Crapo: Bipartisan Work Must Continue on Debt

Joins new coalition saying fiscal planning a proper follow-up to tax increase prevention

Washington, D.C. - The bipartisan ideas to reduce the national debt discussed by the President's Commission on Fiscal Responsibility and Reform should be further engaged by the Congress, according to Idaho Senator Mike Crapo. A member of the Fiscal Commission, Crapo spoke on the Senate floor as part of a bipartisan coalition that seeks agreement to make reducing the debt a priority.

Crapo said focusing on debt issues is a natural follow-up to an expected Senate agreement to hold the line against tax increases for every American. Reforming the tax code to make it more fair and competitive should also be a priority in the new Congress.

"As a member of the President's Commission on Fiscal Responsibility and Reform, I have had the opportunity over the past year to work on a bipartisan basis to develop a reform proposal that would be an important first step in addressing the most important domestic issue our nation faces," Crapo said.

"This report, although incomplete and imperfect, received the support of 11 of the 18 commissioners, including 5 of the 6 Senators on the commission. Although that number fell short of the 14 commissioners needed to guarantee floor consideration of the proposal here in the Senate, and in the House, we do not have time to start again from scratch. This report should be the basis of fiscal reform legislation considered here in the Senate, and it should be our top priority to turn the commission's recommendations into legislative language.
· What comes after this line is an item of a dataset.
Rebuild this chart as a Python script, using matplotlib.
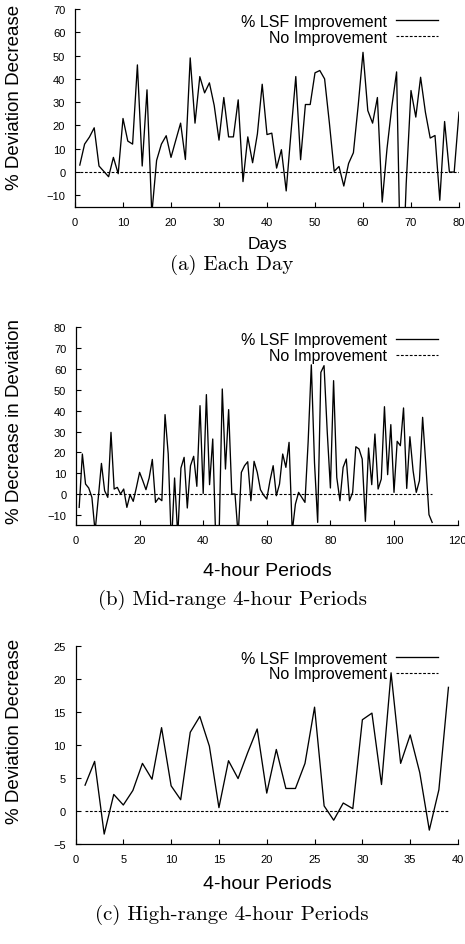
import numpy as np
import matplotlib
matplotlib.use("Agg")
import matplotlib.pyplot as plt

plt.rcParams['font.family'] = ['Liberation Sans', 'DejaVu Sans']

# (a) each day
days = np.arange(1, 81)
dev_day = [3, 12, 15, 19, 2.6, 0.3, -2, 6.3, -0.7, 23,
           13.3, 12, 46, 2.6, 35.3, -18, 5, 12, 15.6, 6.3,
           13.7, 21, 5.4, 49, 21, 41, 34, 38.3, 28.6, 13.7,
           32, 15.1, 15.1, 31, -4.1, 15.1, 4, 16.4, 37.7, 16.1,
           16.7, 1.7, 9.6, -8.1, 17, 41, 5.3, 29, 29, 42.6,
           43.6, 40, 21, 0.3, 2.4, -6, 3.7, 8.3, 28.6, 51.4,
           26.4, 21, 32, -12.9, 10, 28, 43, -60, -5, 35,
           23.6, 40.7, 25.7, 14.6, 15.7, -12.1, 21.7, 0, 0, 25.7]

# (b) mid-range 4-hour periods
periods_mid = np.arange(1, 113)
dev_mid = [-6.4, 19.2, 4.8, 2.9, -1.6, -18, -2, 14.7, 1.6, -1.6,
           29.6, 2.4, 3.2, 0, 2.4, -6.4, -0.3, -3.5, 3.2, 10.4,
           6.4, 2.1, 7.7, 16.6, -4, -1.9, -3.2, 38.1, 19.2, -25,
           7.7, -20, 12.5, 17.6, -6.7, 13.6, 18.1, 3.7, 42.4, 0.3,
           47.7, 4.5, 26.4, -25, -20, 50.4, 12, 40.5, 0, 0,
           -20, 10.4, 13.6, 15.5, -3.2, 15.7, 10.4, 2.1, -0.5, -2.4,
           6.4, 13.6, -0.8, 4.8, 19.2, 12.8, 24.8, -18, -4.8, 0.8,
           -1.6, -4, 25, 62, 15, -13.6, 58.4, 61.6, 30, 2.9,
           54.4, 8, -3.2, 12.8, 16.8, -3.2, 0.8, 22.7, 21.6, 16.8,
           -13.1, 22.1, 4.5, 28.8, 2.4, 7.2, 41.9, 9.3, 33.3, 0.8,
           25.3, 23.2, 41.3, 2.7, 27.5, 11.2, 0.8, 6.4, 36.8, 14.4,
           -9.9, -13.6]

# (c) high-range 4-hour periods
periods_high = np.arange(1, 40)
dev_high = [3.9, 7.5, -3.5, 2.5, 0.9, 3.1, 7.2, 4.8, 12.6, 3.8,
            1.7, 11.9, 14.3, 9.8, 0.5, 7.6, 4.9, 8.8, 12.4, 2.7,
            9.3, 3.4, 3.4, 7.2, 15.7, 0.76, -1.4, 1.2, 0.35, 13.8,
            14.8, 4.0, 20.9, 7.2, 11.5, 5.8, -2.9, 3.2, 18.7]

W, H = 465, 945
fig = plt.figure(figsize=(W / 100, H / 100), dpi=100)


def px_axes(left, right, top, bottom):
    # axes box given in pixels from the top-left corner
    return fig.add_axes([left / W, 1 - bottom / H, (right - left) / W, (bottom - top) / H])


panels = [
    dict(box=(75, 459, 10, 208), x=days, y=dev_day, xlim=(0, 80), xt=range(0, 81, 10),
         ylim=(-15, 70), yt=range(-10, 71, 10), xlabel="Days", xl_y=245, xl_size=12.5,
         ylabel="% Deviation Decrease", yl_y=97, caption="(a) Each Day", cap_y=265),
    dict(box=(76, 457.6, 328.3, 526.3), x=periods_mid, y=dev_mid, xlim=(0, 120),
         xt=range(0, 121, 20), ylim=(-15, 80), yt=range(-10, 81, 10),
         xlabel="4-hour Periods", xl_y=572, xl_size=14,
         ylabel="% Decrease in Deviation", yl_y=422,
         caption="(b) Mid-range 4-hour Periods", cap_y=600),
    dict(box=(75.5, 458, 646.7, 845), x=periods_high, y=dev_high, xlim=(0, 40),
         xt=range(0, 41, 5), ylim=(-5, 25), yt=range(-5, 26, 5),
         xlabel="4-hour Periods", xl_y=885, xl_size=14,
         ylabel="% Deviation Decrease", yl_y=731,
         caption="(c) High-range 4-hour Periods", cap_y=915),
]

for p in panels:
    ax = px_axes(*p["box"])
    ax.plot(p["x"], p["y"], color="black", lw=0.95, label="% LSF Improvement")
    ax.plot(p["x"], np.zeros(len(p["x"])), color="black", lw=0.8,
            ls=(0, (2.5, 1.5)), label="No Improvement")
    ax.set_xlim(*p["xlim"])
    ax.set_ylim(*p["ylim"])
    ax.set_xticks(list(p["xt"]))
    ax.set_yticks(list(p["yt"]))
    for s in ["top", "right"]:
        ax.spines[s].set_visible(False)
    ax.spines["left"].set_linewidth(0.9)
    ax.spines["bottom"].set_linewidth(0.9)
    ax.tick_params(direction="in", length=3.5, width=0.8, labelsize=8,
                   colors="black", pad=7)
    for lbl in ax.get_xticklabels():
        lbl.set_clip_on(False)
    l, r, t, b = p["box"]
    # axis titles placed where the reference has them
    fig.text(267 / W, 1 - p["xl_y"] / H, p["xlabel"], fontsize=p["xl_size"],
             ha="center", va="center")
    fig.text(15 / W, 1 - p["yl_y"] / H, p["ylabel"], fontsize=13.5,
             ha="center", va="center", rotation=90)
    ax.legend(loc="upper right", bbox_to_anchor=(438 / W, 1 - (t + 5) / H),
              bbox_transform=fig.transFigure, frameon=False, markerfirst=False,
              alignment="right", fontsize=11.5, handlelength=2.6, handletextpad=0.6,
              labelspacing=0.05, borderpad=0, borderaxespad=0)
    fig.text(232 / W, 1 - p["cap_y"] / H, p["caption"], family="cmr10",
             fontsize=15, ha="center", va="center")

fig.savefig("out.png", dpi=100)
"I appreciate the bipartisan efforts of my colleagues here, led by Senators Chambliss and Warner, and I will continue to work with them, and all of my colleagues here to aggressively push our Senate leaders to address this most important issue. The legislation we are considering here today is an important measure that we must pass in order to keep our fiscal picture from getting even worse.

"We cannot allow taxes to be increased on any American family or small business in these difficult economic times. It is not our current tax rates that are the cause of our current fiscal problems. Just three years ago, in 2007, our government brought in tax revenue at 18.5 percent of our GDP, with the same exact tax rates we are seeking to extend today. That 18.5 percent is higher than our historic average of 18.2 percent. So, there is no question that we can fully fund our historic levels of government spending with the tax rates in place just as they are now.

"The problem is that our levels of spending in the last few years have far exceeded their historic levels, and our low economic growth and high unemployment have eroded our tax base. The recommendations made by the Fiscal Commission seek to address these problems by proposing pro-growth tax reform and significant spending cuts, enforced by hard spending caps.

"This is exactly the kind of legislation we need in order to start getting our fiscal house in order.  It will not get us all the way there, but it is an important start, and I look forward to working with my colleagues to continue to push for these kind of comprehensive solutions," Crapo concluded.